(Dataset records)
----

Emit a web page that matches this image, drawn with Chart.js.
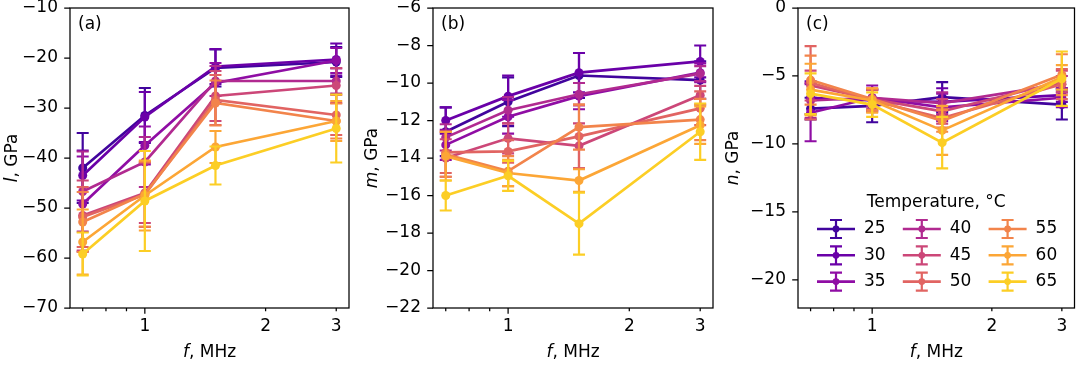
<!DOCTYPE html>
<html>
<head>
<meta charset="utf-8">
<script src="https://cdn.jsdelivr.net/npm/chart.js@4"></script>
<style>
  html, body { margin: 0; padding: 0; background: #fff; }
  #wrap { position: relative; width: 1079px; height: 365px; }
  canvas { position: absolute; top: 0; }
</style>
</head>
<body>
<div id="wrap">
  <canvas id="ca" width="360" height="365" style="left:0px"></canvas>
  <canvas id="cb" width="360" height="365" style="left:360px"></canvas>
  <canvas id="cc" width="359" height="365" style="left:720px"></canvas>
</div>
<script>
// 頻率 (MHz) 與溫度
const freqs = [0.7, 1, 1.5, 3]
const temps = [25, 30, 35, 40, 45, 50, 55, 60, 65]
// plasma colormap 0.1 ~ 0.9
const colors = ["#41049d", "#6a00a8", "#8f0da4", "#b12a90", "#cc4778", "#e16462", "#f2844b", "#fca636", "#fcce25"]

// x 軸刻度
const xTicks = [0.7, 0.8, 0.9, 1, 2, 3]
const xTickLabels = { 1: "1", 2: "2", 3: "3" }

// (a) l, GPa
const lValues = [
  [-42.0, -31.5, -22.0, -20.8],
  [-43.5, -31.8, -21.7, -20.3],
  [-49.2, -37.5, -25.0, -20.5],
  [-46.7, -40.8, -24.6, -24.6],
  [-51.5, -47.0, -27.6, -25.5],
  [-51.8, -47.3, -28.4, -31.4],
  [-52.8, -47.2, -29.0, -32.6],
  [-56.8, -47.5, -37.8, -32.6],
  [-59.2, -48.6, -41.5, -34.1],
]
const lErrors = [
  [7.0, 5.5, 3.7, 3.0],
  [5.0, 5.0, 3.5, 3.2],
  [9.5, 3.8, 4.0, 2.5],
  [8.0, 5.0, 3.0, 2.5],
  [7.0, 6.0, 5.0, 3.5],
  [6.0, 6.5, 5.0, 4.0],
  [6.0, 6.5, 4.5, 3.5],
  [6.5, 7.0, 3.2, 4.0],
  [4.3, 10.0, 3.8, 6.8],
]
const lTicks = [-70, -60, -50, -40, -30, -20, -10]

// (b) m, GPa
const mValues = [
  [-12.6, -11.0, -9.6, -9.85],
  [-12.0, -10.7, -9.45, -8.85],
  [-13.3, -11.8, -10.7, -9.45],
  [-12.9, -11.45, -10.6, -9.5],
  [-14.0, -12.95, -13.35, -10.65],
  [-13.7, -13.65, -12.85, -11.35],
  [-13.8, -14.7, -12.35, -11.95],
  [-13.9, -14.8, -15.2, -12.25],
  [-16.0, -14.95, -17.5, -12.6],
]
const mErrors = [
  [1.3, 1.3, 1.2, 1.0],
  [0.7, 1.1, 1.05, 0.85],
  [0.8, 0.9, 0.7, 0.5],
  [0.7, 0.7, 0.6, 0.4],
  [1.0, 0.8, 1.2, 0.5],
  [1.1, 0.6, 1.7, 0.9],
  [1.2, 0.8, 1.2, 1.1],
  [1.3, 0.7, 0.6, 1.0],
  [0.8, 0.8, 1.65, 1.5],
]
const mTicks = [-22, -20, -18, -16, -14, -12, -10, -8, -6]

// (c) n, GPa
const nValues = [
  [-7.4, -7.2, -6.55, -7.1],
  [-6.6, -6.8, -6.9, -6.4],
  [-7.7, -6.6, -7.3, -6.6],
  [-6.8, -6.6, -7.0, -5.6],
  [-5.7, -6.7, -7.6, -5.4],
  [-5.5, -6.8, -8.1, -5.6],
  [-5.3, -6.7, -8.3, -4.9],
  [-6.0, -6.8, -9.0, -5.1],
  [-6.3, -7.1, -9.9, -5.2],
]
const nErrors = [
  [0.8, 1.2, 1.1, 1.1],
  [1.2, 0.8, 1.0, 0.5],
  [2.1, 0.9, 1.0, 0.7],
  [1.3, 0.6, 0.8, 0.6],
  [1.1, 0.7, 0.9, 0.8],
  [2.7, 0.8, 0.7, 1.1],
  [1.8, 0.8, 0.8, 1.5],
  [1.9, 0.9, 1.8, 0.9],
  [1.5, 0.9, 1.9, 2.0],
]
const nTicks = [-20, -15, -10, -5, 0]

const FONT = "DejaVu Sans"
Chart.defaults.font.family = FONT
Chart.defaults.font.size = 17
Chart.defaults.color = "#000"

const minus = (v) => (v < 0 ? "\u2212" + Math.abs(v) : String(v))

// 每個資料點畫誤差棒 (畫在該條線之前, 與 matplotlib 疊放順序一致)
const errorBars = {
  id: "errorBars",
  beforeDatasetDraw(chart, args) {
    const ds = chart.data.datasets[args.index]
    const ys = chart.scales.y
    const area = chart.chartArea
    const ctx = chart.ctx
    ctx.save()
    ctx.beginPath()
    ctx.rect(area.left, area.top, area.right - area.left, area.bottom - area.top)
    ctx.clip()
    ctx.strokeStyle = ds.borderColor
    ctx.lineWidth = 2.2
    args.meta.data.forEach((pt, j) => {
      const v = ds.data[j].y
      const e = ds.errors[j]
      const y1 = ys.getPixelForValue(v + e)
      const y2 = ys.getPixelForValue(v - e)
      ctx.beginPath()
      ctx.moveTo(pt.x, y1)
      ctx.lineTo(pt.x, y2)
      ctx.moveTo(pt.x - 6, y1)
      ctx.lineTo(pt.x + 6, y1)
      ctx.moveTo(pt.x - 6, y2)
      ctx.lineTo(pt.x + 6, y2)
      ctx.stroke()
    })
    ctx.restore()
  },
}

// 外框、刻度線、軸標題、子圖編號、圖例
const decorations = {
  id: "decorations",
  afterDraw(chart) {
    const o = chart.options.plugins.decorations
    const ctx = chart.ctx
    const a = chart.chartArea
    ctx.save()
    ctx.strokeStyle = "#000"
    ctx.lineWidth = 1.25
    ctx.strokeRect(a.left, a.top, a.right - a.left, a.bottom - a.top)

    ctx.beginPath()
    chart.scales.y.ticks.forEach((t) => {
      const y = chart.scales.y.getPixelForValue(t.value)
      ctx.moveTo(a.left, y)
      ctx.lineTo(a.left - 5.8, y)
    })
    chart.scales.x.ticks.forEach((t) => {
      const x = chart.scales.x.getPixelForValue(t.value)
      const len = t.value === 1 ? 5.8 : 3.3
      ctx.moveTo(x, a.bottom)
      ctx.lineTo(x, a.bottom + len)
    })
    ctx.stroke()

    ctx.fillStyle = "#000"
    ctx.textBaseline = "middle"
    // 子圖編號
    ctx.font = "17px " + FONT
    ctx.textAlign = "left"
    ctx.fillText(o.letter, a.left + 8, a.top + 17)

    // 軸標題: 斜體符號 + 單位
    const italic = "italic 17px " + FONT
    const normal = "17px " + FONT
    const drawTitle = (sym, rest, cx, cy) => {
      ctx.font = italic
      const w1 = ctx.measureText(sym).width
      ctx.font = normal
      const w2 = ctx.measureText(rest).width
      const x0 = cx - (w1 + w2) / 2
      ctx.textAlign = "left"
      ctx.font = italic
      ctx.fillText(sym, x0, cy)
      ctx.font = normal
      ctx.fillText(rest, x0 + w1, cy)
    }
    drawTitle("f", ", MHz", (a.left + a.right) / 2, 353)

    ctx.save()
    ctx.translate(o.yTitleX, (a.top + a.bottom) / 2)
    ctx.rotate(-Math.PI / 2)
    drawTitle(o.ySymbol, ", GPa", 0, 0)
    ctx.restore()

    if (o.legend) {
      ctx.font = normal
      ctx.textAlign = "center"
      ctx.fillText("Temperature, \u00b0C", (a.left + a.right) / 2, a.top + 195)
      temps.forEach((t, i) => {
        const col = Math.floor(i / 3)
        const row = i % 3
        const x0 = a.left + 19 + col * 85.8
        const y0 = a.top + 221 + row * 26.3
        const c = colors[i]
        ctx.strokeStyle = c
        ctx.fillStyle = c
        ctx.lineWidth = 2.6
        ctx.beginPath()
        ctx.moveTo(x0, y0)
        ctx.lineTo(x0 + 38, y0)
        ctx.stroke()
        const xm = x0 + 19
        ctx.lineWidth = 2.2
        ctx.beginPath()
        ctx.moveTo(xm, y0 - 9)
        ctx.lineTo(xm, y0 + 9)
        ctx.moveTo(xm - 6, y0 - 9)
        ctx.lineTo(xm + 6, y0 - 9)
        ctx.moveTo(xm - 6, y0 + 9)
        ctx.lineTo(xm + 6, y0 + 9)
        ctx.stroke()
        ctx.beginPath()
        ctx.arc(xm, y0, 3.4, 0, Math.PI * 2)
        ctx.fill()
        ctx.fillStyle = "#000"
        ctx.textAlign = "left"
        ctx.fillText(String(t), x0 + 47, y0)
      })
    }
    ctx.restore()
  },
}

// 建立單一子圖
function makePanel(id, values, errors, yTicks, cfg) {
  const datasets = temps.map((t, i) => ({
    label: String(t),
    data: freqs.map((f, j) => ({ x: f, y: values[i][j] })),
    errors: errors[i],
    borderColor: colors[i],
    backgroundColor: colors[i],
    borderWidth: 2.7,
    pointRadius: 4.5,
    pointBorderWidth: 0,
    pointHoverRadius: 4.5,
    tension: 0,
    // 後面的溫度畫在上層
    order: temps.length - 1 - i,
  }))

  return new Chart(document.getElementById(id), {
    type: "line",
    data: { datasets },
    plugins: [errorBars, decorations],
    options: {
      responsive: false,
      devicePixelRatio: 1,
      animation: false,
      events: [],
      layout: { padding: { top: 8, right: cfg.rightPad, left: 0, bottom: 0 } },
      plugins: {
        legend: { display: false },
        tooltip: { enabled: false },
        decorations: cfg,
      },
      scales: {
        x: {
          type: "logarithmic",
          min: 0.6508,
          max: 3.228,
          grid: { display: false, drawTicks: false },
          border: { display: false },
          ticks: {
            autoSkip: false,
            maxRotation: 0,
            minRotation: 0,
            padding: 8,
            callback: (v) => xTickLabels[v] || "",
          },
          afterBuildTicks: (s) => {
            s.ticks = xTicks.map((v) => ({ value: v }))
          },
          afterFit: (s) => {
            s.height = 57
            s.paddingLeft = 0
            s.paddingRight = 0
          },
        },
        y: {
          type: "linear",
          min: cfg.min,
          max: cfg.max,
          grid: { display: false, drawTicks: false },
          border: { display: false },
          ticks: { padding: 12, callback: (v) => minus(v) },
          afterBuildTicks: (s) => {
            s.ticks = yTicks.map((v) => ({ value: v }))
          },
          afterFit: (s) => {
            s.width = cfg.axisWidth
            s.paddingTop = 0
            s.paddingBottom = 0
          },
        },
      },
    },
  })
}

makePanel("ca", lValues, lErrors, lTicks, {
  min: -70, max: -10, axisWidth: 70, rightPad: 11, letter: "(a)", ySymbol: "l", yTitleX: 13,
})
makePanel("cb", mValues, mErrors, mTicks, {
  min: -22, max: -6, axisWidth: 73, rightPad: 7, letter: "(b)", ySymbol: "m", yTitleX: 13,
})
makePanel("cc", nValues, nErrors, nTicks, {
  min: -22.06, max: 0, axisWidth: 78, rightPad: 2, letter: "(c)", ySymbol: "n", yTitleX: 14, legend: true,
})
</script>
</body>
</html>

----

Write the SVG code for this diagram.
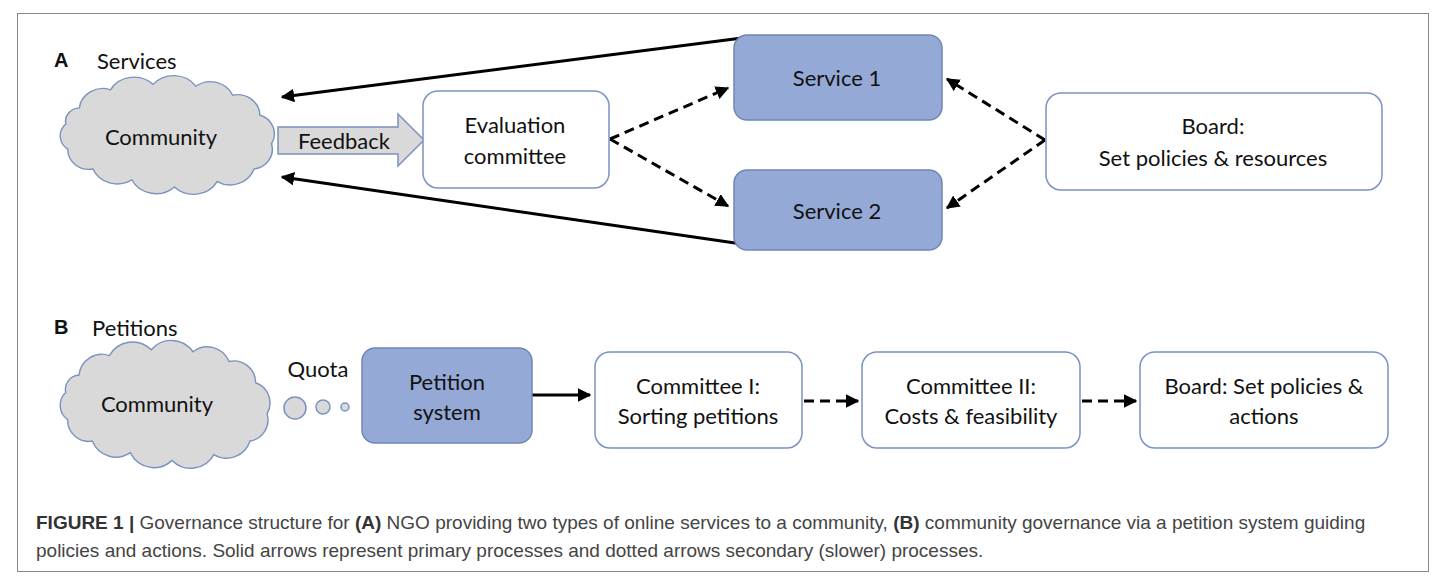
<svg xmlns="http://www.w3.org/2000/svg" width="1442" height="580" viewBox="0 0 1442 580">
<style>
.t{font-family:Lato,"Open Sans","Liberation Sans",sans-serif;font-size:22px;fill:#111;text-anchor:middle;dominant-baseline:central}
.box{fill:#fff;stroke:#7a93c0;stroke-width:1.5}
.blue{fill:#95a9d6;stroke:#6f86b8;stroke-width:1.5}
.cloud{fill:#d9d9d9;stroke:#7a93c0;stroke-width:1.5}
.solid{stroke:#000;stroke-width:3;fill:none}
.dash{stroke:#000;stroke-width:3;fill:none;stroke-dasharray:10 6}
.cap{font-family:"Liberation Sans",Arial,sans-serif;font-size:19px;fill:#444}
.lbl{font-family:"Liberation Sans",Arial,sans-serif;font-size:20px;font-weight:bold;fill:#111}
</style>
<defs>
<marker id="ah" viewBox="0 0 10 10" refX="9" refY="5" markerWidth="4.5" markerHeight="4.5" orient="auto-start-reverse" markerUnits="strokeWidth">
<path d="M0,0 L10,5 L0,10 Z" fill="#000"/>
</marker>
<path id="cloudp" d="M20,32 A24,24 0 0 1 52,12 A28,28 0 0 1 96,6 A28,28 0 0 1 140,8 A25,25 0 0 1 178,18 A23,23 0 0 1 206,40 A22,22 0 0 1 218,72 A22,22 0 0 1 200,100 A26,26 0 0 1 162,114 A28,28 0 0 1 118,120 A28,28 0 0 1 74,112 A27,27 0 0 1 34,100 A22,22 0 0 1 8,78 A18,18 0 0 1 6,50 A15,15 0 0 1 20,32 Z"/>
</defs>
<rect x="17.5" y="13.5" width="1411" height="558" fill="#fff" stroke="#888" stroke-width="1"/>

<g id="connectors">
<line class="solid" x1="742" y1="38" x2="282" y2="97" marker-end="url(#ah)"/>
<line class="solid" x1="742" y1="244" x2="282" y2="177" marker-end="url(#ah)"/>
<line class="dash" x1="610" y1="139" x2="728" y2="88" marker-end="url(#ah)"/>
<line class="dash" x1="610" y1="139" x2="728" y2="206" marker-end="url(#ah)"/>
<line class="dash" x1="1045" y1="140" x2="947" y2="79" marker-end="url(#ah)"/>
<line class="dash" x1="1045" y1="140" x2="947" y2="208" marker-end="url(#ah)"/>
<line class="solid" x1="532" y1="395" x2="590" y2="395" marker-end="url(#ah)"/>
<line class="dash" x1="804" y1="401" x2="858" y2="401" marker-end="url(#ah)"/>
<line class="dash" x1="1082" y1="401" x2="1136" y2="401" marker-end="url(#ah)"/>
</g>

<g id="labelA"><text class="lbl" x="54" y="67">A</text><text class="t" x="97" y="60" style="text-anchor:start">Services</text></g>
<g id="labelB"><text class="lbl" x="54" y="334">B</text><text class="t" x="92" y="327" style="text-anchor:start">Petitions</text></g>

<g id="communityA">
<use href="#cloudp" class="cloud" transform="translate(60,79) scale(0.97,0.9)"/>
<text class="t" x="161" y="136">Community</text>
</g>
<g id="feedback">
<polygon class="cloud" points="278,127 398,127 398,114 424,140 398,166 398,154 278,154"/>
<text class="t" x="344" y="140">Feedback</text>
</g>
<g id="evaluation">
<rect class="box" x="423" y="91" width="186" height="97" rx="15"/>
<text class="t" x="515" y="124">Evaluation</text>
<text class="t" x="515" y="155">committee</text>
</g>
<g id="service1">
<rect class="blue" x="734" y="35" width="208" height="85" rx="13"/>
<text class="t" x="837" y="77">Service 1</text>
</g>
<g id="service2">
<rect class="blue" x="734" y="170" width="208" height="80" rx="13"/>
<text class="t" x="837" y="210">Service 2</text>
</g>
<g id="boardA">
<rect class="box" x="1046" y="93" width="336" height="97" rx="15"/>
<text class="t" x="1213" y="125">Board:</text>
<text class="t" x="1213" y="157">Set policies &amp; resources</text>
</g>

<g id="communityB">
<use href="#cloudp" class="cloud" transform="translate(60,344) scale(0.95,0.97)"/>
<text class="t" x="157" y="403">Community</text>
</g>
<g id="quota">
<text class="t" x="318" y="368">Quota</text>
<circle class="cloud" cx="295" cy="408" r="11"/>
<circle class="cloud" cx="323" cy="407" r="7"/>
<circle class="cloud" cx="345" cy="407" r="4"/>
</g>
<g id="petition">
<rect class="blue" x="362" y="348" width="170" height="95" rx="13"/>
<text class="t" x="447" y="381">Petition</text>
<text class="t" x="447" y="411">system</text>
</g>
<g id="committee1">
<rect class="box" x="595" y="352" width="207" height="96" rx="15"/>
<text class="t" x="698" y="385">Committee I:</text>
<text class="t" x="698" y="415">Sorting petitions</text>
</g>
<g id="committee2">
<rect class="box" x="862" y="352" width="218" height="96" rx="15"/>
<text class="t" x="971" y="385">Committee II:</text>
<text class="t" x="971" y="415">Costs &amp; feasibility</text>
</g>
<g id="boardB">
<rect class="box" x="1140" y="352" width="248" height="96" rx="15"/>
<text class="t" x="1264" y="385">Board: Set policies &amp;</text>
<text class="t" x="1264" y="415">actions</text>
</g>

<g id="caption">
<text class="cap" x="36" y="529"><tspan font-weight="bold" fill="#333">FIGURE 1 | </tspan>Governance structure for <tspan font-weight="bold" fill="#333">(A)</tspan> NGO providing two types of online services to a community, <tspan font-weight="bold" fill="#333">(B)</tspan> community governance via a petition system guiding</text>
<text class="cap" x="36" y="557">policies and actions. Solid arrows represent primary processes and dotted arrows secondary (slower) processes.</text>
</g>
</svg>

----

The request:
Write out word for word the lines above that run from the one with "Emit a web page" to the one with "const lTicks = [-70, -60, -50, -40, -30, -20, -10]". Include both end lines; exclude the images.

Output for this task:
Emit a web page that matches this image, drawn with Chart.js.
<!DOCTYPE html>
<html>
<head>
<meta charset="utf-8">
<script src="https://cdn.jsdelivr.net/npm/chart.js@4"></script>
<style>
  html, body { margin: 0; padding: 0; background: #fff; }
  #wrap { position: relative; width: 1079px; height: 365px; }
  canvas { position: absolute; top: 0; }
</style>
</head>
<body>
<div id="wrap">
  <canvas id="ca" width="360" height="365" style="left:0px"></canvas>
  <canvas id="cb" width="360" height="365" style="left:360px"></canvas>
  <canvas id="cc" width="359" height="365" style="left:720px"></canvas>
</div>
<script>
// 頻率 (MHz) 與溫度
const freqs = [0.7, 1, 1.5, 3]
const temps = [25, 30, 35, 40, 45, 50, 55, 60, 65]
// plasma colormap 0.1 ~ 0.9
const colors = ["#41049d", "#6a00a8", "#8f0da4", "#b12a90", "#cc4778", "#e16462", "#f2844b", "#fca636", "#fcce25"]

// x 軸刻度
const xTicks = [0.7, 0.8, 0.9, 1, 2, 3]
const xTickLabels = { 1: "1", 2: "2", 3: "3" }

// (a) l, GPa
const lValues = [
  [-42.0, -31.5, -22.0, -20.8],
  [-43.5, -31.8, -21.7, -20.3],
  [-49.2, -37.5, -25.0, -20.5],
  [-46.7, -40.8, -24.6, -24.6],
  [-51.5, -47.0, -27.6, -25.5],
  [-51.8, -47.3, -28.4, -31.4],
  [-52.8, -47.2, -29.0, -32.6],
  [-56.8, -47.5, -37.8, -32.6],
  [-59.2, -48.6, -41.5, -34.1],
]
const lErrors = [
  [7.0, 5.5, 3.7, 3.0],
  [5.0, 5.0, 3.5, 3.2],
  [9.5, 3.8, 4.0, 2.5],
  [8.0, 5.0, 3.0, 2.5],
  [7.0, 6.0, 5.0, 3.5],
  [6.0, 6.5, 5.0, 4.0],
  [6.0, 6.5, 4.5, 3.5],
  [6.5, 7.0, 3.2, 4.0],
  [4.3, 10.0, 3.8, 6.8],
]
const lTicks = [-70, -60, -50, -40, -30, -20, -10]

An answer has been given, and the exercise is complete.